What year was your organization founded? 1895
How many employees are in your organization? Approximately 3,000 across 60 countries
Where are you based? WeWork Berkeley. My colleague and I are based in the Bay Area. Our global conservation headquarters is at the Bronx Zoo.
What makes your organization unique? WCS directs the world’s largest on-the-ground conservation programs for the protection of tigers, gorillas, and elephants. We have more boots on the ground protecting wild spaces than any other organization, including in some of the toughest places on earth, such as South Sudan, the Republic of Congo, and Afghanistan.
I’m very proud that a large proportion of our leaders are women and are from the country in which they work. We will be highlighting the work of some of our female leaders at our Women in Conservation events in New York, San Francisco and Menlo Park in late March and early April.
What was a moment you were inspired by the work you were doing? Our work to protect the Cross River gorilla is particularly inspiring. Just a few hundred of these magnificent animals remain, and they are threatened by a planned superhighway through their habitat.
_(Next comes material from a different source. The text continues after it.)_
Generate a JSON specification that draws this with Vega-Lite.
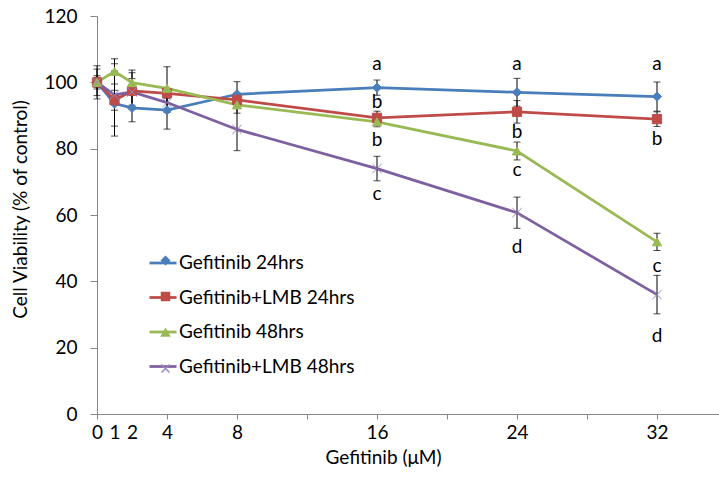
{
  "$schema": "https://vega.github.io/schema/vega-lite/v6.json",
  "width": 623,
  "height": 398,
  "autosize": "none",
  "padding": {"left": 97, "top": 16, "right": 0, "bottom": 64},
  "background": "white",
  "config": {
    "view": {"stroke": null},
    "font": "Lato",
    "axis": {
      "grid": false,
      "domainColor": "#868686",
      "tickColor": "#868686",
      "labelFont": "Lato",
      "labelFontSize": 19,
      "labelColor": "#000000",
      "titleFont": "Lato",
      "titleFontSize": 19,
      "titleFontWeight": "normal",
      "titleColor": "#000000"
    }
  },
  "datasets": {
    "pts": [
      {"s": "Gefitinib 24hrs", "x": 0, "y": 100, "lo": 95, "hi": 105},
      {"s": "Gefitinib 24hrs", "x": 1, "y": 93.6, "lo": 83.8, "hi": 103.4},
      {"s": "Gefitinib 24hrs", "x": 2, "y": 92.3, "lo": 88.1, "hi": 96.5},
      {"s": "Gefitinib 24hrs", "x": 4, "y": 91.6, "lo": 85.9, "hi": 97.3},
      {"s": "Gefitinib 24hrs", "x": 8, "y": 96.4, "lo": 92.6, "hi": 100.2},
      {"s": "Gefitinib 24hrs", "x": 16, "y": 98.4, "lo": 96.1, "hi": 100.7},
      {"s": "Gefitinib 24hrs", "x": 24, "y": 97.0, "lo": 92.8, "hi": 101.2},
      {"s": "Gefitinib 24hrs", "x": 32, "y": 95.7, "lo": 91.3, "hi": 100.1},
      {"s": "Gefitinib+LMB 24hrs", "x": 0, "y": 100, "lo": 96, "hi": 104},
      {"s": "Gefitinib+LMB 24hrs", "x": 1, "y": 94.6, "lo": 91.6, "hi": 97.6},
      {"s": "Gefitinib+LMB 24hrs", "x": 2, "y": 97.4, "lo": 91.9, "hi": 102.9},
      {"s": "Gefitinib+LMB 24hrs", "x": 4, "y": 96.7, "lo": 95.2, "hi": 98.2},
      {"s": "Gefitinib+LMB 24hrs", "x": 8, "y": 94.7, "lo": 92.7, "hi": 96.7},
      {"s": "Gefitinib+LMB 24hrs", "x": 16, "y": 89.3, "lo": 87.3, "hi": 91.3},
      {"s": "Gefitinib+LMB 24hrs", "x": 24, "y": 91.1, "lo": 87.7, "hi": 94.5},
      {"s": "Gefitinib+LMB 24hrs", "x": 32, "y": 88.9, "lo": 86.7, "hi": 91.1},
      {"s": "Gefitinib 48hrs", "x": 0, "y": 100, "lo": 98.5, "hi": 101.5},
      {"s": "Gefitinib 48hrs", "x": 1, "y": 103.3, "lo": 99.5, "hi": 107.1},
      {"s": "Gefitinib 48hrs", "x": 2, "y": 99.9, "lo": 96.1, "hi": 103.7},
      {"s": "Gefitinib 48hrs", "x": 4, "y": 98.2, "lo": 91.7, "hi": 104.7},
      {"s": "Gefitinib 48hrs", "x": 8, "y": 93.2, "lo": 90.7, "hi": 95.7},
      {"s": "Gefitinib 48hrs", "x": 16, "y": 88.1, "lo": 86.6, "hi": 89.6},
      {"s": "Gefitinib 48hrs", "x": 24, "y": 79.3, "lo": 76.6, "hi": 82.0},
      {"s": "Gefitinib 48hrs", "x": 32, "y": 51.9, "lo": 49.3, "hi": 54.5},
      {"s": "Gefitinib+LMB 48hrs", "x": 0, "y": 100, "lo": 98, "hi": 102},
      {"s": "Gefitinib+LMB 48hrs", "x": 1, "y": 96.2, "lo": 86.8, "hi": 105.6},
      {"s": "Gefitinib+LMB 48hrs", "x": 2, "y": 97.1, "lo": 93.1, "hi": 101.1},
      {"s": "Gefitinib+LMB 48hrs", "x": 4, "y": 93.9, "lo": 90.9, "hi": 96.9},
      {"s": "Gefitinib+LMB 48hrs", "x": 8, "y": 85.8, "lo": 79.4, "hi": 92.2},
      {"s": "Gefitinib+LMB 48hrs", "x": 16, "y": 74.0, "lo": 70.3, "hi": 77.7},
      {"s": "Gefitinib+LMB 48hrs", "x": 24, "y": 60.7, "lo": 56.0, "hi": 65.4},
      {"s": "Gefitinib+LMB 48hrs", "x": 32, "y": 36.0, "lo": 30.2, "hi": 41.8}
    ],
    "letters": [
      {"x": 16, "y": 103.7, "t": "a"},
      {"x": 16, "y": 92.4, "t": "b"},
      {"x": 16, "y": 80.9, "t": "b"},
      {"x": 16, "y": 64.5, "t": "c"},
      {"x": 24, "y": 103.7, "t": "a"},
      {"x": 24, "y": 83.1, "t": "b"},
      {"x": 24, "y": 71.7, "t": "c"},
      {"x": 24, "y": 48.6, "t": "d"},
      {"x": 32, "y": 103.7, "t": "a"},
      {"x": 32, "y": 81.1, "t": "b"},
      {"x": 32, "y": 42.8, "t": "c"},
      {"x": 32, "y": 21.7, "t": "d"}
    ]
  },
  "layer": [
    {
      "data": {"name": "pts"},
      "mark": {"type": "line", "strokeWidth": 2.75},
      "encoding": {
        "x": {
          "field": "x", "type": "quantitative",
          "scale": {"domain": [0, 35.6], "nice": false, "zero": false},
          "axis": {
            "values": [0, 1, 2, 4, 8, 12, 16, 20, 24, 28, 32],
            "labelExpr": "(datum.value == 12 || datum.value == 20 || datum.value == 28) ? '' : datum.label",
            "tickOpacity": {"condition": {"test": "datum.value == 1 || datum.value == 2", "value": 0}, "value": 1},
            "tickSize": 5,
            "labelPadding": 4,
            "labelOverlap": false,
            "labelFlush": false,
            "labelBound": false,
            "title": "Gefitinib (μM)",
            "titleX": 286,
            "titleY": 43,
            "titleBaseline": "middle"
          }
        },
        "y": {
          "field": "y", "type": "quantitative",
          "scale": {"domain": [0, 120], "nice": false},
          "axis": {
            "values": [0, 20, 40, 60, 80, 100, 120],
            "tickSize": 7,
            "labelPadding": 13,
            "title": "Cell Viability (% of control)",
            "titleX": -77,
            "titleY": 193,
            "titleAngle": 270,
            "titleBaseline": "middle"
          }
        },
        "color": {
          "field": "s", "type": "nominal",
          "sort": ["Gefitinib 24hrs", "Gefitinib+LMB 24hrs", "Gefitinib 48hrs", "Gefitinib+LMB 48hrs"],
          "scale": {"range": ["#4A7EBB", "#BE4B48", "#98B954", "#7D60A0"]},
          "legend": {
            "orient": "none",
            "legendX": 51,
            "legendY": 232,
            "title": null,
            "padding": 0,
            "labelFont": "Lato",
            "labelFontSize": 19,
            "labelColor": "#000000",
            "labelLimit": 400,
            "symbolType": "stroke",
            "symbolSize": 729,
            "symbolStrokeWidth": 2.75,
            "symbolOffset": 0,
            "labelOffset": 1,
            "rowPadding": 9.5
          }
        }
      }
    },
    {
      "data": {"name": "pts"},
      "mark": {"type": "errorbar", "ticks": {"size": 7, "color": "#000000", "thickness": 1}, "rule": {"color": "#000000", "strokeWidth": 1}},
      "encoding": {
        "x": {"field": "x", "type": "quantitative"},
        "y": {"field": "lo", "type": "quantitative", "title": "Cell Viability (% of control)"},
        "y2": {"field": "hi"}
      }
    },
    {
      "data": {"name": "pts"},
      "mark": {"type": "point", "filled": true, "size": 85, "strokeWidth": 1, "opacity": 1},
      "encoding": {
        "x": {"field": "x", "type": "quantitative"},
        "y": {"field": "y", "type": "quantitative"},
        "fill": {
          "field": "s", "type": "nominal",
          "scale": {
            "domain": ["Gefitinib 24hrs", "Gefitinib+LMB 24hrs", "Gefitinib 48hrs", "Gefitinib+LMB 48hrs"],
            "range": ["#4A7EBB", "#BE4B48", "#98B954", "#7D60A0"]
          },
          "legend": {
            "orient": "none",
            "legendX": 59,
            "legendY": 235,
            "title": null,
            "padding": 0,
            "labelExpr": "' '",
            "labelFont": "Lato",
            "labelFontSize": 19,
            "symbolSize": 64,
            "symbolStrokeWidth": 1.5,
            "symbolOffset": 0,
            "rowPadding": 16
          }
        },
        "shape": {
          "field": "s", "type": "nominal",
          "scale": {
            "domain": ["Gefitinib 24hrs", "Gefitinib+LMB 24hrs", "Gefitinib 48hrs", "Gefitinib+LMB 48hrs"],
            "range": ["diamond", "square", "triangle-up", "M-1,-1L1,1M-1,1L1,-1"]
          }
        },
        "stroke": {
          "field": "s", "type": "nominal",
          "scale": {
            "domain": ["Gefitinib 24hrs", "Gefitinib+LMB 24hrs", "Gefitinib 48hrs", "Gefitinib+LMB 48hrs"],
            "range": ["#4A7EBB", "#BE4B48", "#98B954", "#9A86C0"]
          }
        }
      }
    },
    {
      "data": {"name": "letters"},
      "mark": {"type": "text", "fontSize": 19, "font": "Lato", "baseline": "alphabetic", "align": "center", "color": "#000000"},
      "encoding": {
        "x": {"field": "x", "type": "quantitative"},
        "y": {"field": "y", "type": "quantitative"},
        "text": {"field": "t", "type": "nominal"}
      }
    }
  ]
}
WCS is leading the charge to ask the Government of Nigeria to reroute the project away from indigenous communities and rainforest wildlife. Last month WCS delivered over 100,000 signatures to the Nigerian Embassy in Washington opposing the planned superhighway, and the pressure is working.
How do you and your organization want to change the world? WCS aims to conserve the world’s largest wild places in 16 priority regions that are home to more than 50 percent of the world’s biodiversity. We have conserved millions of acres of wildlife-rich areas by helping establish and manage more than 150 protected areas and national parks, such as Gabon’s national park system and Afghanistan’s second national park.